Split-leaf philodendrons (Monstera deliciosa) occur naturally in the shaded understory of the tropical jungles across Central America. Although primarily grown as a houseplant, split-leaf philodendrons work well as outdoor ornamentals in U.S. Department of Agriculture zones 10 to 11, where they will eventually reach 70 feet in height if left unpruned. The 1 1/2-foot-long leaves present an exotic and attractive appearance, but they will easily shade out and kill less vigorous plants if left to grow unchecked. Removing split-leaf philodendrons becomes necessary when they begin to overtake the garden, but it is a surprisingly easy task despite their massive size and dense root system.

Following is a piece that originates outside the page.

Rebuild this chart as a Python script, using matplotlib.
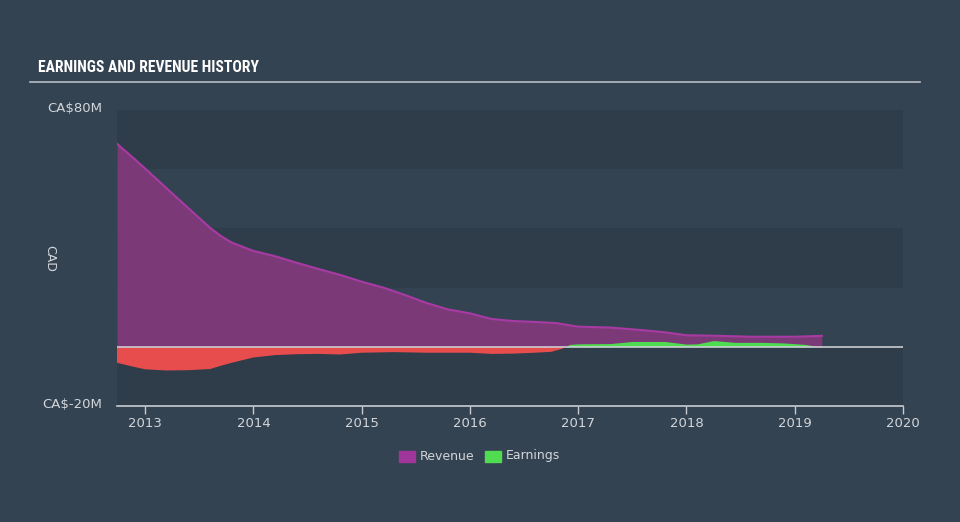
import matplotlib
matplotlib.use("Agg")
import matplotlib.pyplot as plt
from matplotlib import font_manager as fm
from matplotlib.patches import Rectangle
import numpy as np

# ---- data (CA$ millions) ----
rev_t = [2012.74, 2012.9, 2013.0, 2013.2, 2013.4, 2013.6, 2013.7, 2013.8, 2014.0, 2014.2,
         2014.4, 2014.6, 2014.8, 2015.0, 2015.2, 2015.4, 2015.6, 2015.8, 2016.0, 2016.2,
         2016.4, 2016.6, 2016.8, 2017.0, 2017.3, 2017.6, 2017.8, 2018.0, 2018.3, 2018.6,
         2019.0, 2019.25]
rev_v = [68.6, 63.5, 60.2, 53.5, 46.8, 40.2, 37.4, 35.2, 32.4, 30.6,
         28.4, 26.3, 24.3, 22.0, 20.0, 17.5, 14.8, 12.6, 11.3, 9.4,
         8.7, 8.4, 8.0, 6.8, 6.5, 5.6, 4.9, 3.9, 3.7, 3.4, 3.4, 3.7]

earn_t = [2012.74, 2012.9, 2013.0, 2013.2, 2013.4, 2013.6, 2013.7, 2013.8, 2014.0, 2014.2,
          2014.4, 2014.6, 2014.8, 2015.0, 2015.3, 2015.6, 2015.9, 2016.0, 2016.2, 2016.4,
          2016.6, 2016.75, 2016.85, 2016.92, 2017.0, 2017.3, 2017.5, 2017.8, 2018.0, 2018.1,
          2018.25, 2018.45, 2018.7, 2018.9, 2019.1, 2019.22, 2019.25]
earn_v = [-5.4, -6.8, -7.6, -8.0, -7.9, -7.5, -6.4, -5.4, -3.6, -2.8,
          -2.5, -2.4, -2.6, -2.0, -1.8, -2.0, -2.0, -2.0, -2.4, -2.3,
          -2.0, -1.7, -0.7, 0.8, 1.0, 1.1, 1.8, 1.8, 0.9, 1.0,
          2.1, 1.5, 1.5, 1.3, 0.8, 0.0, -0.5]

years = [2013, 2014, 2015, 2016, 2017, 2018, 2019, 2020]

# ---- style ----
BG = "#344351"
BAND_DARK = "#2f3d4b"
TXT = "#d2d6db"
REV_FILL = "#7b3a77"
REV_LINE = "#a83aa3"
NEG = "#e84d4d"
POS = "#4fdc50"

fig = plt.figure(figsize=(9.6, 5.22), dpi=100, facecolor=BG)
ax = fig.add_axes([117/960, 1-406/522, 786/960, 296/522])
ax.set_facecolor(BG)
ax.set_xlim(2012.74, 2020.0)
ax.set_ylim(-20, 80)

# background bands
for lo, hi in [(60, 80), (20, 40), (-20, 0)]:
    ax.axhspan(lo, hi, color=BAND_DARK, lw=0, zorder=0)

rt = np.array(rev_t); rv = np.array(rev_v)
ax.fill_between(rt, 0, rv, color=REV_FILL, lw=0, zorder=2)
ax.plot(rt, rv, color=REV_LINE, lw=1.5, zorder=3)

et = np.array(earn_t); ev = np.array(earn_v)
ax.fill_between(et, 0, ev, where=ev <= 0, interpolate=True, color=NEG, lw=0, zorder=4)
ax.fill_between(et, 0, ev, where=ev >= 0, interpolate=True, color=POS, lw=0, zorder=4)

ax.axhline(0, color="#c8ccd0", lw=1.2, zorder=5)

for s in ["top", "right", "left"]:
    ax.spines[s].set_visible(False)
ax.spines["bottom"].set_color("#c8ccd0")
ax.spines["bottom"].set_linewidth(1.2)
ax.set_yticks([])
ax.set_xticks(years)
ax.set_xticklabels([str(y) for y in years])
ax.tick_params(axis="x", colors="#c8ccd0", labelcolor=TXT, length=6, width=1, labelsize=9.5, pad=2)

# y labels
fig.text(102/960, 1-108/522, "CA\\$80M", color=TXT, fontsize=9.5, ha="right", va="center")
fig.text(102/960, 1-404/522, "CA\\$-20M", color=TXT, fontsize=9.5, ha="right", va="center")
fig.text(50/960, 1-258/522, "CAD", color=TXT, fontsize=9, rotation=270, ha="center", va="center")

# title: pick a condensed face if one is installed
title_family, title_stretch = "DejaVu Sans", "normal"
for fam in ["Roboto Condensed", "Open Sans Condensed", "Liberation Sans Narrow",
            "Noto Sans", "DejaVu Sans", "Open Sans", "Roboto"]:
    try:
        fp = fm.FontProperties(family=fam, weight="bold", stretch="condensed")
        path = fm.findfont(fp, fallback_to_default=False)
        name = path.lower()
        if "condensed" in name or "narrow" in name:
            title_family, title_stretch = fam, "condensed"
            break
    except Exception:
        pass

title = fig.text(38/960, 1-68/522, "EARNINGS AND REVENUE HISTORY", color="white", fontsize=12,
                 fontweight="bold", family=title_family, fontstretch=title_stretch,
                 ha="left", va="center")
# scale font size so the title spans roughly the same width as the original
fig.canvas.draw()
w = title.get_window_extent().width
target = 222.0
title.set_fontsize(12 * target / w)
fig.add_artist(plt.Line2D([30/960, 920/960], [1-82/522, 1-82/522], color="#b8bdc2", lw=1.2))

# legend
fig.add_artist(Rectangle((399/960, 1-462/522), 16/960, 11/522, color="#a0359c"))
fig.text(420/960, 1-456/522, "Revenue", color=TXT, fontsize=9, ha="left", va="center")
fig.add_artist(Rectangle((485/960, 1-462/522), 16/960, 11/522, color=POS))
fig.text(506/960, 1-456/522, "Earnings", color=TXT, fontsize=9, ha="left", va="center")

fig.savefig("out.png", dpi=100, facecolor=BG)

Dig a shallow ditch with a 12-inch diameter around the base of the split-leaf philodendron plant using a mattock to direct water toward the root system. Dig it to a depth of 2 inches.
Water the split-leaf philodendron plant deeply the day before removing it to soften the soil. Run a garden hose on low at the base of the plant for 15 to 20 minutes.
Prune the split-leaf philodendron to remove all the foliage and stems using a pair of large pruning shears. Cut it down so just a small portion of the trunk remains. Cut up the leaves and stems. Discard them in a green waste can.
Create a 12-inch-diameter mark around the base of the split-leaf philodendron plant using a pointed shovel. Insert the shovel 1- to 1 1/2-feet deep into the soil around the base of the plant.
Work the shovel under the root-ball of the split-leaf philodendron. Pry the root-ball out of the ground using the pointed shovel. Scrape the inside of the hole using the shovel to remove any remaining root fragments.
Discard the root-ball in a trash can or green waste can, not in a compost heap since it might attempt to take root in the compost.
Fill in the hole where the split-leaf philodendron grew with standard garden soil.